Когда Спалланцани, ослепив летучих мышей, пускал их в помещение, которое протянутыми во всех направлениях веревками и кучами хвороста он превращал в лабиринт, то каким образом эти животные могли здесь ориентироваться, быстро летать с одного конца комнаты в другой, не цепляясь за поставленные препятствия? Какое чувство, аналогичное нашим, руководило ими? Может ли кто-нибудь сказать и в особенности объяснить мне это? Я желал бы также понять, каким образом аммофила с помощью усиков всегда безошибочно находит норку гусеницы? Здесь не может быть и речи об обонянии: оно должно было бы быть невообразимой тонкости. Сколько других непонятных вещей мы приписываем обонянию насекомых. Мы отделываемся словами; так, без трудных исследований, находится объяснение. Но по зрелому размышлению мы видим перед собой возвышающуюся обрывистую скалу неизвестного, через которую не проникнуть по той тропинке, которой мы упрямо держимся. В таком случае изменим путь и признаем, что животное может иметь иные способы познавания, нежели мы. Наши чувства не представляют собой всех способов, с помощью которых животное входит в общение с окружающим; есть иные способы, может быть, очень много иных, не имеющих сходства с теми, какими обладаем мы.

Возвратимся, однако, к озимому червю, с которым не излишне будет познакомиться более подробно. У меня их было четыре; вытащил я их ножом в тех местах, которые указала мне аммофила. Мое намерение состояло в том, чтобы подвергнуть их одного за другим жертвоприношению, чтобы видеть повторение операции перепончатокрылого. Так как этот проект не осуществился, то я поместил червей в вазу, в которой был слой земли, а сверху стебель латука. Днем мои пленники лежали, зарывшись в земле; ночью они вылезали на поверхность, где я и заставал их грызущими снизу салат. В августе они зарылись и больше не вылезали: каждый из них сделал себе земляной кокон, снаружи очень грубый, яйцевидной формы и величиной с маленькое голубиное яйцо. В конце того же месяца из кокона появилась бабочка. Я узнал в ней озимую ночницу—Agrotis (Noctua) segetum Nuba.

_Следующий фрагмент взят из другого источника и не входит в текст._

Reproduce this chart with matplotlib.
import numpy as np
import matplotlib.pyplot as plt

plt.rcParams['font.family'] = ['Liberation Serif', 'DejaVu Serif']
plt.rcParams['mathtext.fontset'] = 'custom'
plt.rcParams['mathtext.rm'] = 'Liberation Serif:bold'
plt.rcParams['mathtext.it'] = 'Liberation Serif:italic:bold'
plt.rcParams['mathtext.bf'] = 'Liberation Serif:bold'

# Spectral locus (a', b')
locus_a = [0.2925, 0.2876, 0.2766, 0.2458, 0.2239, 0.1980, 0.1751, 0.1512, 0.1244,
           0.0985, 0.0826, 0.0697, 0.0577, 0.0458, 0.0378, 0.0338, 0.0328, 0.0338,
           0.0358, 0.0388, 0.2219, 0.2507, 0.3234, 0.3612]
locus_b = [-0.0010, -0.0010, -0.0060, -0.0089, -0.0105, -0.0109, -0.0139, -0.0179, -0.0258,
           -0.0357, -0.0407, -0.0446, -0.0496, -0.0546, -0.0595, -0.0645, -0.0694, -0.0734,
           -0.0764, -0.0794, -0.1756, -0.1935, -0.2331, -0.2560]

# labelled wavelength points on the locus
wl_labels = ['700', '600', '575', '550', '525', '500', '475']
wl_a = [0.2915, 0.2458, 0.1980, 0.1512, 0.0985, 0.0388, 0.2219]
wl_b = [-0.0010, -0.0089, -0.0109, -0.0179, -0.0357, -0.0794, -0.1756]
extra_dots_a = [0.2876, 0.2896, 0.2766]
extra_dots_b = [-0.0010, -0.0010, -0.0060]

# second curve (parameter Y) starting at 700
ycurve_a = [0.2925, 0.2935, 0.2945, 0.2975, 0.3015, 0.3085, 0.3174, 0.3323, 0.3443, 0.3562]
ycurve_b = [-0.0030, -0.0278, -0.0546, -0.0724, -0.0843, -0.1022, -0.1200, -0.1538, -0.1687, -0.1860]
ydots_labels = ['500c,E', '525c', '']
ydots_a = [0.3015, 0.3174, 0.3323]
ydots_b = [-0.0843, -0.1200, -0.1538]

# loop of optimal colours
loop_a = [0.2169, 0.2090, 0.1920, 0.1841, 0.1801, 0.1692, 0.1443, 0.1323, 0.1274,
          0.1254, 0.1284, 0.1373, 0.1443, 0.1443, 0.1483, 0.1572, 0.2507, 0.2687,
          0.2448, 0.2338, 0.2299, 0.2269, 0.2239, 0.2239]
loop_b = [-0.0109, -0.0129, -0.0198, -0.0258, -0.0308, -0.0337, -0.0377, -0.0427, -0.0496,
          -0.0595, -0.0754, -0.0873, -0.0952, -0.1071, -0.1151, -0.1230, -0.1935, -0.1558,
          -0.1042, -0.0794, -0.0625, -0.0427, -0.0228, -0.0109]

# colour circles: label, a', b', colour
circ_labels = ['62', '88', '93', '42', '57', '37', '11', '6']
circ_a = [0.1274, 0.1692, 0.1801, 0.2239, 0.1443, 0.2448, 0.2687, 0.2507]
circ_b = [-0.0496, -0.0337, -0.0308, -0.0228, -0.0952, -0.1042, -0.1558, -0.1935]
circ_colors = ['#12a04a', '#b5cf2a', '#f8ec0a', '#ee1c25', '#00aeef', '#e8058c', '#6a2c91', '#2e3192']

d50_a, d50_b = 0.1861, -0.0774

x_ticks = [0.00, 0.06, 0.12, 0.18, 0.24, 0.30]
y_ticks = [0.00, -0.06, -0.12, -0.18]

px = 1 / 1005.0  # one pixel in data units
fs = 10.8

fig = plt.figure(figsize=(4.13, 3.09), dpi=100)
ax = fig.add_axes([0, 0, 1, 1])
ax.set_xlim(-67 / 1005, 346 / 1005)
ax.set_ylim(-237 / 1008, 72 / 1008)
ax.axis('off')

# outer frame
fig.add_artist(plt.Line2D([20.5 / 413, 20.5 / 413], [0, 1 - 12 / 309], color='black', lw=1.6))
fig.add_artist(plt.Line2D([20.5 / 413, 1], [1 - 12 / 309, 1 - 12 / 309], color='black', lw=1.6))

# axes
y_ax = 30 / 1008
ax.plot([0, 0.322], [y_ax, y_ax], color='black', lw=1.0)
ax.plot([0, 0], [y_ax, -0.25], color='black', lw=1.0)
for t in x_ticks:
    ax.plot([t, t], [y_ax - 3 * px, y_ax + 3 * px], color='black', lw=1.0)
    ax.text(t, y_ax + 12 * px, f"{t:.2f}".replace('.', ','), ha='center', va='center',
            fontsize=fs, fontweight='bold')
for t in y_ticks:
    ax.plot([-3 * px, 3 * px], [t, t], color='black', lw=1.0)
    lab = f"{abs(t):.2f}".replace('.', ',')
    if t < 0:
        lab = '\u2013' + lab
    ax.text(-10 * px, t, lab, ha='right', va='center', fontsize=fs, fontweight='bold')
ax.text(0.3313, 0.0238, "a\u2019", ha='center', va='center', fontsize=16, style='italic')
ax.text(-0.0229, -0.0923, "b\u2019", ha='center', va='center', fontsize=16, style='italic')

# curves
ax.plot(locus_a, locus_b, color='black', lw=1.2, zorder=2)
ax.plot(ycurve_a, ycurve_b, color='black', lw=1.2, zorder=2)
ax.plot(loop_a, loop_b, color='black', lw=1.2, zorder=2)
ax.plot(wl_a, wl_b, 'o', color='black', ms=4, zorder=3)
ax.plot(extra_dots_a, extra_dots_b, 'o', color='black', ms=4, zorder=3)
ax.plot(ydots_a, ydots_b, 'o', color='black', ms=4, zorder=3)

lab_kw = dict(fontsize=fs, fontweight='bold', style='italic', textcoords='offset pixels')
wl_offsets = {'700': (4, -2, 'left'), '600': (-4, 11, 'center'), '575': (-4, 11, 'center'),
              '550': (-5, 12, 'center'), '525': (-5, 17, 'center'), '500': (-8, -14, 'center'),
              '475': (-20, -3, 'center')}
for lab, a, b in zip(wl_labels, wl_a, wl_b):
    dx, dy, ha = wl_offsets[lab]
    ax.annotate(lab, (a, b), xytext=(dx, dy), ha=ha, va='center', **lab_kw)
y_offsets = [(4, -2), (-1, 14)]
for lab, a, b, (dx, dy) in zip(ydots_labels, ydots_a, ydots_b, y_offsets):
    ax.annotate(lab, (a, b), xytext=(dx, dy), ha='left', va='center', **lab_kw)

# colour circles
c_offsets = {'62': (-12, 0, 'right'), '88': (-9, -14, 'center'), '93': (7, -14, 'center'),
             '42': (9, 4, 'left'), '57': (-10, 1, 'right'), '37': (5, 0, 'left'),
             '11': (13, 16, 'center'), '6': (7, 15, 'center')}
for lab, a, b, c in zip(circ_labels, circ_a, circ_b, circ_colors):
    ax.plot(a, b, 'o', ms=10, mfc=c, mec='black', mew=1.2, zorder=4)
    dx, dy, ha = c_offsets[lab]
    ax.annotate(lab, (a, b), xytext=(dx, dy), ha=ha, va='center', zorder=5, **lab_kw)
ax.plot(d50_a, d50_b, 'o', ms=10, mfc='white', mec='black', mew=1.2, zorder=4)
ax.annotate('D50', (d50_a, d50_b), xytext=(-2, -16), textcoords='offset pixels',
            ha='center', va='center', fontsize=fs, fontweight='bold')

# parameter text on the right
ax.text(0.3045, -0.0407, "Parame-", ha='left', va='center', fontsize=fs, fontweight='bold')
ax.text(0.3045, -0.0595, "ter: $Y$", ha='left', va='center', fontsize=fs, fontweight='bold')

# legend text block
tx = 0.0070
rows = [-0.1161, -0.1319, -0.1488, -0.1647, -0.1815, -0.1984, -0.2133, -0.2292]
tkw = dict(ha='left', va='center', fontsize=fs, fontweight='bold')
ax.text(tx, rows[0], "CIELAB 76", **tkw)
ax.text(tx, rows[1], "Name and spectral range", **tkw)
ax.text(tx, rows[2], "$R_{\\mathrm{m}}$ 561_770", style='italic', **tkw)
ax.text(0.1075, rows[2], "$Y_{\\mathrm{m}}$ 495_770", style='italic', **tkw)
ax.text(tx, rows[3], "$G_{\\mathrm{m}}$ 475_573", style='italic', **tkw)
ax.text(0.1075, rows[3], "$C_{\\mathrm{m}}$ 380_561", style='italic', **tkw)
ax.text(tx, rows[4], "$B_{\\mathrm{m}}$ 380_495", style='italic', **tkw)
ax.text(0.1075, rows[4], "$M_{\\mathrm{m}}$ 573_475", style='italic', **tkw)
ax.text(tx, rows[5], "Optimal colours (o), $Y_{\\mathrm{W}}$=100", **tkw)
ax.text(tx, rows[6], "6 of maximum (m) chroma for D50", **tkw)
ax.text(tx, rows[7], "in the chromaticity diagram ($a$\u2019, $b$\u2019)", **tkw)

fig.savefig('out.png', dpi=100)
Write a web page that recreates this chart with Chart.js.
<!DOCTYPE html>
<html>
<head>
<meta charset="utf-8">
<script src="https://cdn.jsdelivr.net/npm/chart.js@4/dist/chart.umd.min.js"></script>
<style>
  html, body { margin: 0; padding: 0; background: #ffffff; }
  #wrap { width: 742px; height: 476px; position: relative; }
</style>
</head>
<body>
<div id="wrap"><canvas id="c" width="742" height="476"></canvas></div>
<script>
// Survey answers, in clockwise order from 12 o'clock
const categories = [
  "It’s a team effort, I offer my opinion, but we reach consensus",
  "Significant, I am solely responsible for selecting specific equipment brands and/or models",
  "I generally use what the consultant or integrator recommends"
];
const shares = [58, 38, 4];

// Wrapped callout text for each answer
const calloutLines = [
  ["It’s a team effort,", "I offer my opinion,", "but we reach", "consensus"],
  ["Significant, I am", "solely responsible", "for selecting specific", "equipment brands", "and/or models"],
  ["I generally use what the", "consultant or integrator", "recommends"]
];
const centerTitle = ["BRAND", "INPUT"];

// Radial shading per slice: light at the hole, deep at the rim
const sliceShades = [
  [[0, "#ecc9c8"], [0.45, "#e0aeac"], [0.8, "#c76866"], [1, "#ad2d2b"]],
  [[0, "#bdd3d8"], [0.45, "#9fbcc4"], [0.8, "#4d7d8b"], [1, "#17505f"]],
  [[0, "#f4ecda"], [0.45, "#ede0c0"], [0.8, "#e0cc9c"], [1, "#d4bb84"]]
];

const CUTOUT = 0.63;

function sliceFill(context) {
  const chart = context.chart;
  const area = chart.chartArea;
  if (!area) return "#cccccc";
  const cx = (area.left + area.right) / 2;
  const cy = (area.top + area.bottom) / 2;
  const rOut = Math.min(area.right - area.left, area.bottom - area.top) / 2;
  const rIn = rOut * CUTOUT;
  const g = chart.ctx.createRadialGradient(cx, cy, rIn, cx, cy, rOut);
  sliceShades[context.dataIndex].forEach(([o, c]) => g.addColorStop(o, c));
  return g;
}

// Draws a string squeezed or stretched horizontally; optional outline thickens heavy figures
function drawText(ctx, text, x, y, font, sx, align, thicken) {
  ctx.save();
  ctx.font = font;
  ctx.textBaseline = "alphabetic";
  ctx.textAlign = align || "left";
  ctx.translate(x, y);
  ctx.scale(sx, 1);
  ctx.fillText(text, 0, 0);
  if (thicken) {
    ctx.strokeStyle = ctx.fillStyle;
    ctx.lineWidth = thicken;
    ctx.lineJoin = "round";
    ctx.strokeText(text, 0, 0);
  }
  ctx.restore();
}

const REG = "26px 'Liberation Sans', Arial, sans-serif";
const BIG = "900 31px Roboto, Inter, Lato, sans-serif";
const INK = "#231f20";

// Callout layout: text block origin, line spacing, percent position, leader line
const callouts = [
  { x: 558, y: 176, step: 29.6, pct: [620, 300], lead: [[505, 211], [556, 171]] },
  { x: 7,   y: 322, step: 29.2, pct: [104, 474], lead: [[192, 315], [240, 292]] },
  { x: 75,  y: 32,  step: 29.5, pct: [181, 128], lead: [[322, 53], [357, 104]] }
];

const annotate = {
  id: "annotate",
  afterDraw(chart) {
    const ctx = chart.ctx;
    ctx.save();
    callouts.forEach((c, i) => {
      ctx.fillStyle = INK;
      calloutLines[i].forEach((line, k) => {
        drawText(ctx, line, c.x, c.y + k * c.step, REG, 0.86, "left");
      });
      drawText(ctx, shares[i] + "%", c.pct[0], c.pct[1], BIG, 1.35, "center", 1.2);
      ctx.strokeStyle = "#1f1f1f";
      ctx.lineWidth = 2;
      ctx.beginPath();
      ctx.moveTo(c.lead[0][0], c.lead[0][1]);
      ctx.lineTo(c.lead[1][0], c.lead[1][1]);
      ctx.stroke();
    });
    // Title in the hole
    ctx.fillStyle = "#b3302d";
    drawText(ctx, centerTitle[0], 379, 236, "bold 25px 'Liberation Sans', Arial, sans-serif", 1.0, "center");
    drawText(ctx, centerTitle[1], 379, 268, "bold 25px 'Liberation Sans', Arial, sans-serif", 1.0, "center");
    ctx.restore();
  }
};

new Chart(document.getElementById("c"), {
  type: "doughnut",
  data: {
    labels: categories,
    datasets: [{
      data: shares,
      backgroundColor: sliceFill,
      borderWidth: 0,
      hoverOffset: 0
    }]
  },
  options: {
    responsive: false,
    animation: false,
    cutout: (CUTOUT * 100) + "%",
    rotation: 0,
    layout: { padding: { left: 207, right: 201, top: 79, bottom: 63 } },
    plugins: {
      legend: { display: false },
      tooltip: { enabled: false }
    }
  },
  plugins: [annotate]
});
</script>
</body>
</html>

Гусеницы ее, в общежитии известные под именем озимых червей, составляют один из самых ужасных бичей хлебных полей. Пролежав день в своих норках, ночью они выходят на поверхность и грызут травянистые растения. Для них все хорошо: декоративное растение так же, как и огородное. Цветы, гряды овощей, хлебные поля— все поедается без различия.

Если растение начинает увядать без видимой причины, значит, ночью здесь прошел озимый червь; его прожорливые челюсти сделали смертельный надрез. Производимые ими опустошения могут поспорить с теми, которые делает личинка майского жука. Когда он размножится на свекловичных полях, то стоимость потерь доходит до миллионов. Таков-то страшный враг, против которого помогает нам аммофила.

В громадном большинстве случаев насекомое ускользает из-под власти человека; уничтожить его, если оно вредно, увеличить количество его, если оно полезно,— часто для нас неосуществимые вещи. Странная антитеза силы и слабости: человек отрезает куски континента для того, чтобы соединить одно море с другим, просверливает Альпы, определяет вес солнца и в то же время не может помешать крошечному червячку попробовать вишни раньше его или противной вше-филлоксере губить его виноградники! Титан побежден пигмеем!

И вот среди этого самого мира насекомых является нам необыкновенно ценный помощник, враг нашего страшного врага—озимого червя. В состоянии ли мы населить им по нашему желанию поля и сады? Решительно нет, потому что первое условие размножения аммофилы—это увеличение числа озимых червей, единственной пищи ее гусениц. Я уже не говорю о неопределимых трудностях, которые представляло бы их воспитание. Это не пчела, верная своему улью по причине ее общественных нравов; еще менее похожа она на глупого шелковичного червя, сидящего на листьях шелковицы, и на его тяжеловесную бабочку, которая один раз в жизни встряхнет крыльями, снесется и умирает; это насекомое с причудливыми путешествиями, с быстрым полетом, с независимыми замашками.